In pandas with simple columns, you can operate with columns quite straightfowardly. For example, if you have a DataFrame df with numeric columns A and B, you can compute:
df['C']=df['A']+df['B']
Using MultiIndex columns, you can do the same, as long as you operate on all levels of the MultiIndex. For example, if the columns of your DataFrame are (A,X), (A,Y), (B,X), (B,Y), you can write
df[('C','X')]=df[('A','X')]+df[('B','X')]

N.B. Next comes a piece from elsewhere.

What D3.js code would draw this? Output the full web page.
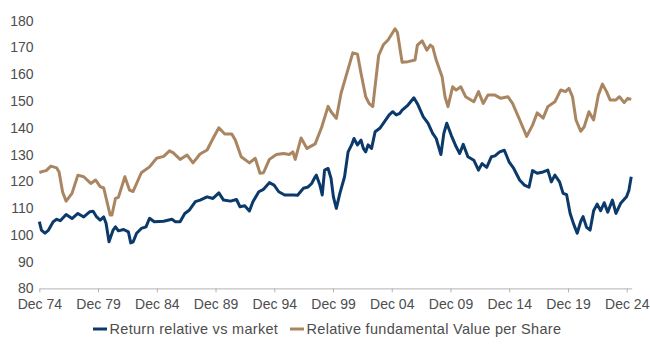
<!DOCTYPE html>
<html>
<head>
<meta charset="utf-8">
<script src="https://cdn.jsdelivr.net/npm/d3@7"></script>
<style>
  html, body { margin: 0; padding: 0; background: #ffffff; }
  svg { display: block; }
  text { font-family: "Liberation Sans", Arial, sans-serif; fill: #4d4d4d; }
</style>
</head>
<body>
<svg id="chart" width="650" height="350"></svg>
<script>
// ---- data (decimal years) ----
const seriesNames = ["Return relative vs market", "Relative fundamental Value per Share"];
const seriesColors = ["#0b3a6a", "#a98661"];

const returnYears = [1974.92,1975.1,1975.4,1975.7,1976.1,1976.4,1976.7,1977.2,1977.7,1978.2,1978.7,1979.2,1979.5,1979.8,1980.1,1980.4,1980.6,1980.85,1981.2,1981.4,1981.65,1982.1,1982.5,1982.7,1982.9,1983.2,1983.6,1984.0,1984.3,1984.7,1985.5,1986.2,1986.5,1986.9,1987.3,1987.7,1988.2,1988.6,1989.2,1989.7,1990.2,1990.6,1991.2,1991.7,1992.0,1992.4,1992.8,1993.1,1993.6,1994.0,1994.5,1994.9,1995.3,1995.8,1996.6,1996.9,1997.4,1997.8,1998.1,1998.4,1998.5,1998.8,1999.0,1999.2,1999.5,1999.75,1999.95,2000.2,2000.5,2000.9,2001.2,2001.5,2001.7,2002.0,2002.3,2002.5,2002.7,2002.9,2003.2,2003.5,2003.9,2004.3,2004.7,2005.0,2005.3,2005.6,2005.8,2006.3,2006.8,2007.1,2007.6,2008.0,2008.4,2008.7,2009.1,2009.35,2009.6,2010.0,2010.4,2010.7,2011.0,2011.4,2011.9,2012.3,2012.6,2013.0,2013.4,2013.7,2014.1,2014.5,2014.9,2015.3,2015.8,2016.2,2016.6,2016.9,2017.3,2017.8,2018.2,2018.5,2018.8,2019.2,2019.5,2019.8,2020.1,2020.4,2020.7,2021.0,2021.2,2021.5,2021.8,2022.1,2022.4,2022.7,2023.0,2023.3,2023.7,2024.0,2024.4,2024.9,2025.1,2025.3];
const returnValues = [104.9,101.8,100.6,101.8,104.9,105.8,105.3,107.6,106.1,108,106.7,108.6,108.8,106.7,105.5,106.7,104.3,97.4,101.8,103,101.5,102,101.1,97,97.4,100.6,102.4,103,106.2,104.9,105.1,105.8,104.9,104.9,108,109.3,112.4,113,114.2,113.6,115.7,113,112.6,113.2,110.5,110.9,108.9,112.4,116.1,117,119.5,118.6,116.1,114.9,114.9,114.8,117.4,117.9,119.2,121.7,122.3,118.6,114.9,124.2,124.8,121.1,114.2,109.9,115.5,121.7,131,133.6,136,133.6,135.4,132.3,131,133.6,132.3,138.5,139.8,142.3,144.8,146,144.8,145.4,146.6,148.5,151.2,149,144.1,141.7,137.9,136,130,137.9,141.7,137,132.9,130.4,133.8,129.2,127.9,124.2,126.6,125.2,129.2,129.5,131,131.6,127.3,124.8,120.5,118.6,117.8,124,123,123.5,124.2,119.8,122.3,119.8,115.5,115,108,104,100.6,105,106.8,102.8,101.8,109,111.5,109,112,108.5,113,108,111.8,114.2,116.6,121.7];

const valueYears = [1974.92,1975.3,1975.5,1975.9,1976.4,1976.6,1976.9,1977.2,1977.7,1978.2,1978.7,1979.3,1979.7,1980.1,1980.4,1980.95,1981.1,1981.4,1981.65,1982.2,1982.6,1982.9,1983.6,1984.3,1984.9,1985.5,1986.0,1986.3,1986.9,1987.5,1988.0,1988.6,1989.2,1989.7,1990.2,1990.7,1991.3,1991.6,1992.1,1992.8,1993.3,1993.7,1994.0,1994.5,1995.1,1995.7,1996.2,1996.5,1996.7,1997.2,1997.7,1998.4,1998.95,1999.5,1999.75,2000.2,2000.6,2001.1,2001.6,2002.0,2002.3,2002.7,2003.0,2003.3,2003.8,2004.2,2004.6,2005.2,2005.4,2005.8,2006.3,2006.9,2007.1,2007.5,2007.9,2008.2,2008.4,2008.7,2009.2,2009.45,2009.7,2010.1,2010.4,2010.8,2011.2,2011.9,2012.3,2012.7,2013.1,2013.7,2014.2,2014.8,2015.2,2015.8,2016.4,2016.9,2017.3,2017.8,2018.2,2018.8,2019.3,2019.7,2020.0,2020.3,2020.6,2021.0,2021.3,2021.7,2022.1,2022.5,2022.85,2023.2,2023.5,2024.0,2024.3,2024.7,2025.0,2025.3];
const valueValues = [123.3,123.8,124,125.7,125,123.5,116,112.6,115.5,122.3,121.7,119.2,120.5,118,117.5,107.4,107.4,113.6,114,121.7,116.7,116.2,123.2,125.4,128.6,129.3,131.4,130.7,128.2,129.8,126.9,130.2,131.7,136,140,137.7,137.7,135.4,129.2,126.9,128.6,123,123.2,128.2,130,130.4,130,131,128.2,136.2,132.3,134,140.2,148,146,143.5,152.9,160.4,168,167.5,160.4,151.6,149,147.9,167,171,172.8,177,175.6,164.5,164.7,165.3,170.9,172.5,169,170.9,170.2,165.3,159.1,151.6,147.9,155.3,154.1,155.3,151.6,149.7,153.5,149.1,152.2,152.2,151,151.6,149.1,143,136.8,141,145.6,143.6,147.9,149.7,154.1,153.5,154.7,151.6,142.9,138.7,140.4,146,142.9,152.2,156.3,153.5,150.4,150.4,151.6,149.4,151,150.6];

const xTickYears = [1974.917,1979.917,1984.917,1989.917,1994.917,1999.917,2004.917,2009.917,2014.917,2019.917,2024.917];
const xTickLabels = ["Dec 74","Dec 79","Dec 84","Dec 89","Dec 94","Dec 99","Dec 04","Dec 09","Dec 14","Dec 19","Dec 24"];
const yTicks = [80,90,100,110,120,130,140,150,160,170,180];

// ---- drawing ----
const svg = d3.select("#chart");
const x = d3.scaleLinear().domain([1974.917, 2025.34]).range([39.3, 631.7]);
const y = d3.scaleLinear().domain([80, 180]).range([288.4, 20.7]);

// x axis
const xAxis = d3.axisBottom(x)
  .tickValues(xTickYears)
  .tickFormat((d, i) => xTickLabels[i])
  .tickSizeInner(4)
  .tickSizeOuter(0)
  .tickPadding(7);
const gx = svg.append("g").attr("transform", `translate(0,${y(80)})`).call(xAxis);
gx.select(".domain").attr("stroke", "#b3b3b3").attr("stroke-width", 1);
gx.selectAll(".tick line").attr("stroke", "#b3b3b3");
gx.selectAll(".tick text")
  .style("font-family", '"Liberation Sans", Arial, sans-serif')
  .style("font-size", "14px")
  .attr("fill", "#4d4d4d");

// y axis (labels only)
const yAxis = d3.axisLeft(y).tickValues(yTicks).tickSize(0).tickPadding(0);
const gy = svg.append("g").attr("transform", "translate(33.5,0)").call(yAxis);
gy.select(".domain").remove();
gy.selectAll(".tick text")
  .style("font-family", '"Liberation Sans", Arial, sans-serif')
  .style("font-size", "14px")
  .attr("fill", "#4d4d4d");

// lines
const line = d3.line().x(d => x(d[0])).y(d => y(d[1])).curve(d3.curveLinear);
const valueData = valueYears.map((t, i) => [t, valueValues[i]]);
const returnData = returnYears.map((t, i) => [t, returnValues[i]]);

svg.append("path").datum(valueData)
  .attr("d", line).attr("fill", "none")
  .attr("stroke", seriesColors[1]).attr("stroke-width", 3)
  .attr("stroke-linejoin", "round");
svg.append("path").datum(returnData)
  .attr("d", line).attr("fill", "none")
  .attr("stroke", seriesColors[0]).attr("stroke-width", 3)
  .attr("stroke-linejoin", "round");

// legend
const legend = svg.append("g").attr("transform", "translate(0,329)");
const legendX = [93, 290];
seriesNames.forEach((name, i) => {
  const g = legend.append("g").attr("transform", `translate(${legendX[i]},0)`);
  g.append("line").attr("x1", 0).attr("x2", 14).attr("y1", 0).attr("y2", 0)
    .attr("stroke", seriesColors[i]).attr("stroke-width", 3);
  g.append("text").attr("x", 16.5).attr("y", 0).attr("dy", "0.35em")
    .style("font-size", "14.5px").style("letter-spacing", "0.3px")
    .text(name);
});
</script>
</body>
</html>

and the resulting DataFrame will have an additional column, (C,X) which equals df[A,X]+df[B,X]
.
Which is the most straightforward way to do this on specific levels? More specifically, I'm looking for something like
df['C']=df['B']+df['A']
, which creates two columns (C,X) and (C,Y) which are equal to df[A,X]+df[B,X]
and df[A,Y]+df[B,Y]
, but this is a ValueError.
We can reshape
the dataframe to simplify the operations:
df.stack().eval('C = A + B').unstack()
Alternatively, you can use concat
to append the extra level C
:
df.join(pd.concat({'C': df['A'] + df['B']}, axis=1))
A B C
X Y X Y X Y
0 9 4 8 2 17 6
1 3 7 0 8 3 15
2 2 7 0 7 2 14
3 3 8 4 8 7 16
4 8 2 3 6 11 8